Bansko; yazları trekking faaliyetleri kışlarıda kayak faaliyetleri yapılan Pirin Ulusal Parkının yanında konumlanmış, yaklaşık 13bin nüfuslu bir bir şehir.
Eski doğu bloğu Avrupa şehri görüntüsünden yavaş yavaş İsviçre şehri görüntüsüne geçmeye çalışan güzel bir şehir. Şehir yazın trekking, kışın kayak merkezi oluyor.

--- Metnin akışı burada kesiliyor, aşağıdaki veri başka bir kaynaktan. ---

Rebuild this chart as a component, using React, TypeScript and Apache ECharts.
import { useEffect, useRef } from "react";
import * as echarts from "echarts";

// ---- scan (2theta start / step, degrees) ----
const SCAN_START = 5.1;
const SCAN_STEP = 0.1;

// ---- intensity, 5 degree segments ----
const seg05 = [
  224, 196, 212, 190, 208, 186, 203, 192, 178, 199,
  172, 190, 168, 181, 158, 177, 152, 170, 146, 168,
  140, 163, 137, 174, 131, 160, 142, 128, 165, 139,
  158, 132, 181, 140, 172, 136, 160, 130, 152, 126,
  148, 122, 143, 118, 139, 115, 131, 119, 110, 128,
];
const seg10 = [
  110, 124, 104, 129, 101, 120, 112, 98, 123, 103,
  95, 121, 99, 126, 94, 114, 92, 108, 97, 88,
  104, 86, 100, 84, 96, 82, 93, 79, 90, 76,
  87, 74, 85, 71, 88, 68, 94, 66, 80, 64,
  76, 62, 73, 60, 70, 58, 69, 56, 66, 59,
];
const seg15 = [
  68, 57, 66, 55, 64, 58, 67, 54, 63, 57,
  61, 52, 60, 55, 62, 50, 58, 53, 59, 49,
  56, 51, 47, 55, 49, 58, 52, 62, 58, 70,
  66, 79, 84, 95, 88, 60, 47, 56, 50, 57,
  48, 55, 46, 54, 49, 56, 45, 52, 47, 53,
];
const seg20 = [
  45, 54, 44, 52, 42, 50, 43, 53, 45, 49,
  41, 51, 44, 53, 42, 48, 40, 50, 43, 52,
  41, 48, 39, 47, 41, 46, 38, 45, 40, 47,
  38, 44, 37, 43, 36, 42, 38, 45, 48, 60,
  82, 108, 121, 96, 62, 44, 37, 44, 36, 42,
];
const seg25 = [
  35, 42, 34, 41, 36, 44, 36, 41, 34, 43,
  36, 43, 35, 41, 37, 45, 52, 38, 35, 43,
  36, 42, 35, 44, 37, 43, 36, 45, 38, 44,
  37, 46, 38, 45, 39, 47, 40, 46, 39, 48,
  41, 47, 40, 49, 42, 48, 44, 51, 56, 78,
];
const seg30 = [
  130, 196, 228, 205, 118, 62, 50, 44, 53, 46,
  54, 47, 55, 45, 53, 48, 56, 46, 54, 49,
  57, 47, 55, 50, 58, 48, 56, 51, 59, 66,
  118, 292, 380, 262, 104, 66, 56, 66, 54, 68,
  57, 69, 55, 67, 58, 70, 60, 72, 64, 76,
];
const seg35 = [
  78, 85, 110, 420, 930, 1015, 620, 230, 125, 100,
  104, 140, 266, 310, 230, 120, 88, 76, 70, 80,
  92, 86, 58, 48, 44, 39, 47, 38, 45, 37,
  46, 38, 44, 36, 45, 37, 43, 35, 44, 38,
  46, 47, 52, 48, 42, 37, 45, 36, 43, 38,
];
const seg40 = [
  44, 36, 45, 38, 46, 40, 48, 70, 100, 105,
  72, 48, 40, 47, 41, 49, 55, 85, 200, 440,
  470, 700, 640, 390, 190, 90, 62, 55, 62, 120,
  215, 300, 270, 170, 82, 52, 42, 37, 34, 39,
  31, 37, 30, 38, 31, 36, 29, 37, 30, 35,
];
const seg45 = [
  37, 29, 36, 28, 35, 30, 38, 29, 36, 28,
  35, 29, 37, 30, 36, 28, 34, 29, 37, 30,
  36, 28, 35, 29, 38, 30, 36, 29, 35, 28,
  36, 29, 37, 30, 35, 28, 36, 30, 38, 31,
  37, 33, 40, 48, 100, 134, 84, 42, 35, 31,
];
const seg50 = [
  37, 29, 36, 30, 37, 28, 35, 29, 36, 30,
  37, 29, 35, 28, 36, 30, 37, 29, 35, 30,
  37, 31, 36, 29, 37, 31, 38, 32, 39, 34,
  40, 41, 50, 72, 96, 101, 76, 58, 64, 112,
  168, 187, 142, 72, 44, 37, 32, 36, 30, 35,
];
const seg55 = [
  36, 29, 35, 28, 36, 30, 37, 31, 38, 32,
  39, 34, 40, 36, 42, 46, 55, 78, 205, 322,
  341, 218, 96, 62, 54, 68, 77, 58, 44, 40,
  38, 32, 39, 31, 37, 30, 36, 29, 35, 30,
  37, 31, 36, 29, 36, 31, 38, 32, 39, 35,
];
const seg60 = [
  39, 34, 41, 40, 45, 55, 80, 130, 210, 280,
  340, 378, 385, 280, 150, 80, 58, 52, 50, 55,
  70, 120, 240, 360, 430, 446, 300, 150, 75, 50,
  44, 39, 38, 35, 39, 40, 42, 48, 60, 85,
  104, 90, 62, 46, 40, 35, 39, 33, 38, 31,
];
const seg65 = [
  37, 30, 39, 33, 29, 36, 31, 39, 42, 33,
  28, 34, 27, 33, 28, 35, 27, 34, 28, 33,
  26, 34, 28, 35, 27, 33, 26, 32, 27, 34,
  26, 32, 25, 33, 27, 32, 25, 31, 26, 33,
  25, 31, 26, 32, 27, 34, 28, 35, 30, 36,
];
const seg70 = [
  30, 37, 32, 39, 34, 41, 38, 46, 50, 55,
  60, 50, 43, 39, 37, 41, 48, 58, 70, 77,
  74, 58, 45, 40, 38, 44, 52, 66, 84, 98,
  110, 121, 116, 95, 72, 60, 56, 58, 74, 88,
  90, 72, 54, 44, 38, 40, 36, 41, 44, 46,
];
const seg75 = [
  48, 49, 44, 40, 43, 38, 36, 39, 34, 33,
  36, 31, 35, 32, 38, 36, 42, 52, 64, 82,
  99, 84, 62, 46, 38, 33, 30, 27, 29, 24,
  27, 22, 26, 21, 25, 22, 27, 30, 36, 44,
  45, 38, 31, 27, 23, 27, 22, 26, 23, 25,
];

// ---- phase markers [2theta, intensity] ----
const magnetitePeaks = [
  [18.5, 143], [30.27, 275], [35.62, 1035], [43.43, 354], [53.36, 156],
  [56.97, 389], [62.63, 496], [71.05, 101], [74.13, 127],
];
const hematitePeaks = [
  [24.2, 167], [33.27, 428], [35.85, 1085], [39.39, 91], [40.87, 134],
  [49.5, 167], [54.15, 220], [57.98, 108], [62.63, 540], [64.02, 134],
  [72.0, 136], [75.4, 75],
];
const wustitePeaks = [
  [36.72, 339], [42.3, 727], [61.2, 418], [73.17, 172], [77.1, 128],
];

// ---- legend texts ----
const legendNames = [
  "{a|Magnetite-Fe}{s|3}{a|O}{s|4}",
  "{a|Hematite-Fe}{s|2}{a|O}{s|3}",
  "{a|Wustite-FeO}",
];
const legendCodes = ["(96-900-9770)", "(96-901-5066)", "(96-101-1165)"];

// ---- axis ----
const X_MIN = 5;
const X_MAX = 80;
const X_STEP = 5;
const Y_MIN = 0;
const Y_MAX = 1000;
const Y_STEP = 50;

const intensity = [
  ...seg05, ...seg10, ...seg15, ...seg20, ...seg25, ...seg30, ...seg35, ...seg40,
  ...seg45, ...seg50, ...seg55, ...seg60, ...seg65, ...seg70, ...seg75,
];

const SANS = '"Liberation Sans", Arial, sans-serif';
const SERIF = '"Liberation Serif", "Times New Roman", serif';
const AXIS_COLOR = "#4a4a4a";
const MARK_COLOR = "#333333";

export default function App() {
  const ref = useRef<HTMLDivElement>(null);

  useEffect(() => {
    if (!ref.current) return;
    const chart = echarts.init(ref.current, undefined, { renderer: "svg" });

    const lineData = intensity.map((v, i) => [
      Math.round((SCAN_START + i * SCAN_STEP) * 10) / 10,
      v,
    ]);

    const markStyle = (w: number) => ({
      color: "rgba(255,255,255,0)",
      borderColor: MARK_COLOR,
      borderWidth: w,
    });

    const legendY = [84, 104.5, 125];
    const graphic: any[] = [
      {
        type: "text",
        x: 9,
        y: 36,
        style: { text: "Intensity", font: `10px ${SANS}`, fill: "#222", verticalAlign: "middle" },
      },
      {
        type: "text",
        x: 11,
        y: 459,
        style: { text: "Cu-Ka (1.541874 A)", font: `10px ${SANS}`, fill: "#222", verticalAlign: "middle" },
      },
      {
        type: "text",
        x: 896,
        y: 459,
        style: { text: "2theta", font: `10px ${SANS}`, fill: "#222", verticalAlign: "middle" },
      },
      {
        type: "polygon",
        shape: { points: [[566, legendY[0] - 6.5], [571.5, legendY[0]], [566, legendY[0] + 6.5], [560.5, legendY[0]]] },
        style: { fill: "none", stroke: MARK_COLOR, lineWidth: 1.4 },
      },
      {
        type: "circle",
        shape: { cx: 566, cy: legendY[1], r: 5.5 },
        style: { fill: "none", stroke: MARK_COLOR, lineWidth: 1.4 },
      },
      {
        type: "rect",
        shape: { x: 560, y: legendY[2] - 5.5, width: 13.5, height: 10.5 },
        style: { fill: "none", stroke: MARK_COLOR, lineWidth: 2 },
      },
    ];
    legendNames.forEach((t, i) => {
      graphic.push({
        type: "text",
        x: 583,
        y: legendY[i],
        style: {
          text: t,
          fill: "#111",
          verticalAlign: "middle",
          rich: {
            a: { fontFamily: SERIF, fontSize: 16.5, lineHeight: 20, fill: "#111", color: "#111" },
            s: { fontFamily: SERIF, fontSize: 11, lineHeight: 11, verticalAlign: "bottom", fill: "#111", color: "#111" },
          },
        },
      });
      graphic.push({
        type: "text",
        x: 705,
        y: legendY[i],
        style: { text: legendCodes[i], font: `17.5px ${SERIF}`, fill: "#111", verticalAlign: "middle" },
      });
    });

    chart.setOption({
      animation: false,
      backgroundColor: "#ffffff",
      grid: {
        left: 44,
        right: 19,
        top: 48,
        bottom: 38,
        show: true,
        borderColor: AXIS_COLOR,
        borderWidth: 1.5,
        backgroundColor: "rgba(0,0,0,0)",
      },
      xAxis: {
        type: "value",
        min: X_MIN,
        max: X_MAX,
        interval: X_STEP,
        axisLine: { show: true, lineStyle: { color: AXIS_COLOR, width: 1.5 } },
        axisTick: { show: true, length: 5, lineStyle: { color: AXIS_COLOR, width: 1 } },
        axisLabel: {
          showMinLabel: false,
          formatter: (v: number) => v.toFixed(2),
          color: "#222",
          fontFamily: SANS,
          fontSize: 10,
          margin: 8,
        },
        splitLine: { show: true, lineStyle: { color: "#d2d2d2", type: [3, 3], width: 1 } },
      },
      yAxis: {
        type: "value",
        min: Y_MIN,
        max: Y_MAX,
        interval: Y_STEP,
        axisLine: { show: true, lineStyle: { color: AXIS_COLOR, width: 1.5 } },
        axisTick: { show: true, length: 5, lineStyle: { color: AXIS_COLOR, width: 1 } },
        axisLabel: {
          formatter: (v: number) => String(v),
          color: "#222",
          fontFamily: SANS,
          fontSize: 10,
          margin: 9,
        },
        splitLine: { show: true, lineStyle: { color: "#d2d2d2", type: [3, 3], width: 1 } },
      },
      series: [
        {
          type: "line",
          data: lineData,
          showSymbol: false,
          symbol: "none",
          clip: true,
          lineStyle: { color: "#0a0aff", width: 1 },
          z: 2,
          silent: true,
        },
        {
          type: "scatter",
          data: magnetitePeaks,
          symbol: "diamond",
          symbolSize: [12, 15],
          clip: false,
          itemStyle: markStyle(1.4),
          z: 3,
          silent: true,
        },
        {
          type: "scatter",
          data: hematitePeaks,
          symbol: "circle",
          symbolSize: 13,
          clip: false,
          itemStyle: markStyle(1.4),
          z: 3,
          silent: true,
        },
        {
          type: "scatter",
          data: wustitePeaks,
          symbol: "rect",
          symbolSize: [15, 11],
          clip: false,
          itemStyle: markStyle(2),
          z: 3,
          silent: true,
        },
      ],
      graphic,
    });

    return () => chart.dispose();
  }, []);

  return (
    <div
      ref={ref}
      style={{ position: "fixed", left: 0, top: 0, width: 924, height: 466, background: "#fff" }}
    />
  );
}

Birçok spor malzeme mağazası bulabiliyorsunuz ama ana spor kışın kayak ve yazın trekking olduğu için genelde bu malzemeler bulunabiliyor. Pek koşu malzemesi bulma imkanı olmadı.

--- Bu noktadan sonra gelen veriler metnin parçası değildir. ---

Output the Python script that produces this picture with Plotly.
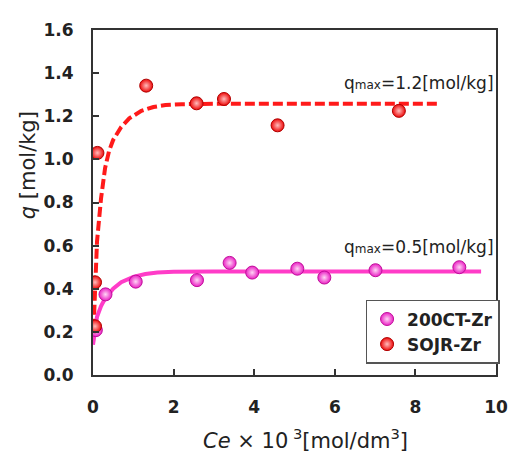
import plotly.graph_objects as go

# ---- data ----
ce_200ct = [0.07, 0.31, 1.06, 2.58, 3.39, 3.95, 5.07, 5.74, 7.01, 9.09]
q_200ct = [0.208, 0.374, 0.433, 0.44, 0.52, 0.475, 0.493, 0.452, 0.486, 0.50]

ce_sojr = [0.05, 0.05, 0.11, 1.32, 2.57, 3.25, 4.58, 7.59]
q_sojr = [0.226, 0.43, 1.03, 1.342, 1.26, 1.28, 1.158, 1.225]

fit_ce_sojr = [0.0, 0.05, 0.1, 0.2, 0.3, 0.4, 0.5, 0.7, 0.9, 1.2, 1.5, 1.8, 2.2, 3.0, 5.0, 8.6]
fit_q_sojr = [0.15, 0.42, 0.62, 0.82, 0.96, 1.04, 1.09, 1.15, 1.19, 1.225, 1.243, 1.252, 1.256, 1.258, 1.258, 1.258]

fit_ce_200ct = [0.0, 0.05, 0.1, 0.2, 0.3, 0.5, 0.7, 1.0, 1.3, 1.6, 2.0, 3.0, 5.0, 9.63]
fit_q_200ct = [0.14, 0.22, 0.27, 0.32, 0.355, 0.40, 0.43, 0.455, 0.468, 0.475, 0.479, 0.48, 0.48, 0.48]

x_ticks = [0, 2, 4, 6, 8, 10]
y_ticks = [0.0, 0.2, 0.4, 0.6, 0.8, 1.0, 1.2, 1.4, 1.6]

PINK = "#ff3cc8"
RED = "#ff1a1a"
FONT = "DejaVu Sans, Liberation Sans, sans-serif"
TXT = "#222222"

# the page body has an 8px margin, so the figure is 8px smaller than the window
W, H = 512, 447
ML, MR, MT, MB = 85, 13, 13, 80
PW, PH = W - ML - MR, H - MT - MB


def px_to_paper(px, py):
    # px, py are target window pixels
    return (px - 8 - ML) / PW, (H - MB - (py - 8)) / PH


fig = go.Figure()

fig.add_trace(go.Scatter(x=fit_ce_sojr, y=fit_q_sojr, mode="lines",
                         line=dict(color=RED, width=4, dash="10px,4px"),
                         showlegend=False, hoverinfo="skip"))
fig.add_trace(go.Scatter(x=fit_ce_200ct, y=fit_q_200ct, mode="lines",
                         line=dict(color=PINK, width=4),
                         showlegend=False, hoverinfo="skip"))

fig.add_trace(go.Scatter(x=ce_200ct, y=q_200ct, mode="markers", name="200CT-Zr",
                         marker=dict(size=13, color="#ea20c4",
                                     gradient=dict(type="radial", color="#ffd6f5"),
                                     line=dict(color="#c0109a", width=1))))
fig.add_trace(go.Scatter(x=ce_sojr, y=q_sojr, mode="markers", name="SOJR-Zr",
                         marker=dict(size=13, color="#ee0a0a",
                                     gradient=dict(type="radial", color="#ffbcbc"),
                                     line=dict(color="#b00000", width=1))))

axis_common = dict(
    showline=True, linecolor="#333333", linewidth=2, mirror=True,
    ticks="inside", ticklen=6, tickwidth=1.5, tickcolor="#333333",
    showgrid=False, zeroline=False,
    tickfont=dict(family=FONT, size=17, color=TXT, weight="bold"),
)

fig.update_xaxes(range=[0, 10], tickvals=x_ticks, ticktext=[str(v) for v in x_ticks],
                 ticklabelstandoff=16, **axis_common)
fig.update_yaxes(range=[0, 1.6], tickvals=y_ticks, ticktext=[f"{v:.1f}" for v in y_ticks],
                 ticklabelstandoff=14, **axis_common)

lx, ly = px_to_paper(373, 298)
yt = px_to_paper(27, 160)
xt = px_to_paper(311, 441)

fig.update_layout(
    width=W, height=H,
    margin=dict(l=ML, r=MR, t=MT, b=MB),
    paper_bgcolor="white", plot_bgcolor="white",
    font=dict(family=FONT, color=TXT),
    legend=dict(x=lx, y=ly, xanchor="left", yanchor="top",
                bordercolor="#555555", borderwidth=1.5, bgcolor="white",
                font=dict(family=FONT, size=17, color=TXT, weight="bold"),
                itemwidth=30, tracegroupgap=2),
    annotations=[
        dict(text="q<span style='font-size:12px'>max</span>=1.2[mol/kg]", x=1.0, y=1.353,
             xref="x domain", yref="y", xanchor="right", yanchor="middle", showarrow=False,
             font=dict(family=FONT, size=17, color=TXT)),
        dict(text="q<span style='font-size:12px'>max</span>=0.5[mol/kg]", x=1.0, y=0.593,
             xref="x domain", yref="y", xanchor="right", yanchor="middle", showarrow=False,
             font=dict(family=FONT, size=17, color=TXT)),
        dict(text="<i>q</i> [mol/kg]", x=yt[0], y=yt[1], xref="paper", yref="paper",
             xanchor="center", yanchor="middle",
             showarrow=False, textangle=-90, font=dict(family=FONT, size=21, color=TXT)),
        dict(text="<i>Ce</i> \u00d7 10<sup> 3</sup>[mol/dm<sup>3</sup>]", x=xt[0], y=xt[1],
             xref="paper", yref="paper", xanchor="center", yanchor="middle", showarrow=False,
             font=dict(family=FONT, size=21, color=TXT)),
    ],
)

fig.write_html("out.html")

Ulaşımı kendi aracımla yaptım. İstanbul içinden ortalama olarak (örneğin Esenler otogarından veya Atatük Havaalanından) Kapıkule Sınır Kapısına olan mesafe 250km civarında.
Sınır kapısından Bansko şehrine kadar olan mesafe yaklaşık 310 km.

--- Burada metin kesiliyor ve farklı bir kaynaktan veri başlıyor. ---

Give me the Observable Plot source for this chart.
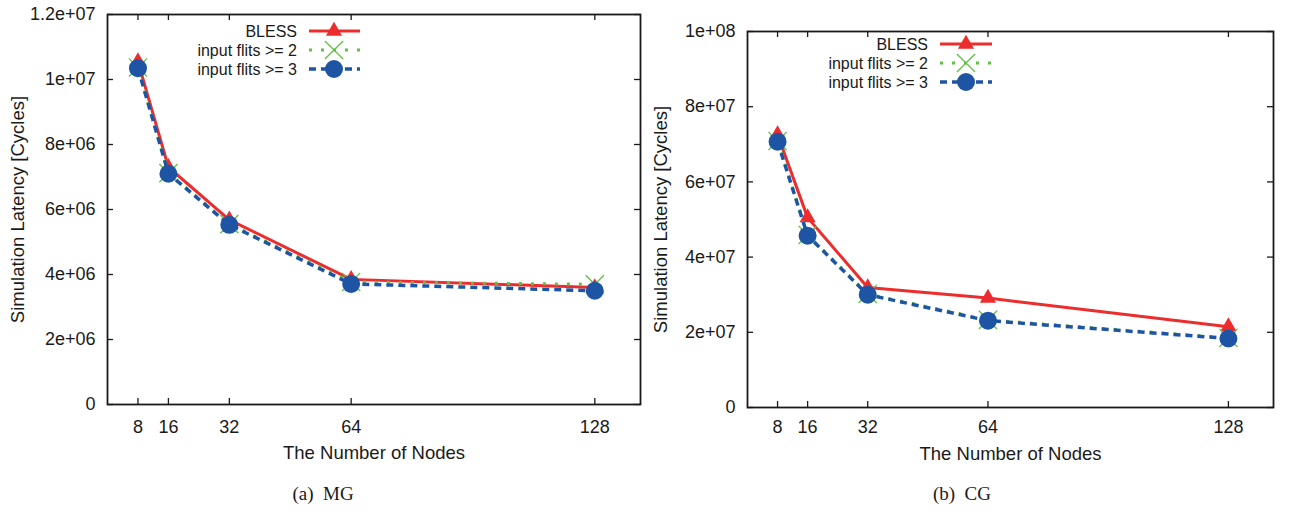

Yani toplamda Ankara-İzmir arası kadar bir mesafe. Daha fazla değil.
Bu 310 km mesafenin 190km'si duble yolda gidiyor.
Bulgaristan'a girdikten sonraki gidilen 190 km sonunda Pazardzhik şehrinde duble yoldan çıkıyorsunuz, şehrinden içinden geçerek bundan sonrasını tek gidiş-geliş yoldan devam ediyorsunuz.
Pazardzhik şehrinden 28km sonra Belovo kasabasına varıyorsunuz. Buradan Yondola kasabasına kadar yaklaşık 25 km süren bir orman yoluna giriyorsunuz. Bu orman yolundaki orman manzaraları çok güzel.
Yondola - Bansko arasında kalan mesafe yine geniş bir gidiş-dönüş yol şeklinde.
Bulgaristan'da trafik sorunu yok.
O yüzden bu Bulgaristan içindeki 310 km boyunca keşke şurada otoyol olsaydı veya şurada duble yol olsaydı dediğiniz bir yer olmayacak.
Bulgaristan denilince rüşvetci trafik polislerinden çok bahsedilir ama içinden geçilen Pazardzhik şehri haricinde şehirler arası yollarda trafik polisi görmüyorsunuz. Bizi durduran herhangi bir polis olmadı.
25 km orman kısmındaki yolda biraz çatlaklar olsada, öyle bizim köy yolları gibi patlaklar, çukurlar falan yok.
O 25km haricindeki 285km zaten çatlak dahi olmayan oldukça düzgün yollardan oluşuyor.
Akaryakıt Bulgaristan'da çok daha ucuz. O yüzden deponuzu Bulgaristan tarafında doldurmaya çalışın. Bizde LPG'nin litresi 3.0-3.2 TL/lt civarındayken Bulgaristan tarafında 1.95-2.10 TL/lt civarındaydı.
Yarış kitlerinin dağıtıldığı yer şehir merkezindeki meydanda kurulu oluyor.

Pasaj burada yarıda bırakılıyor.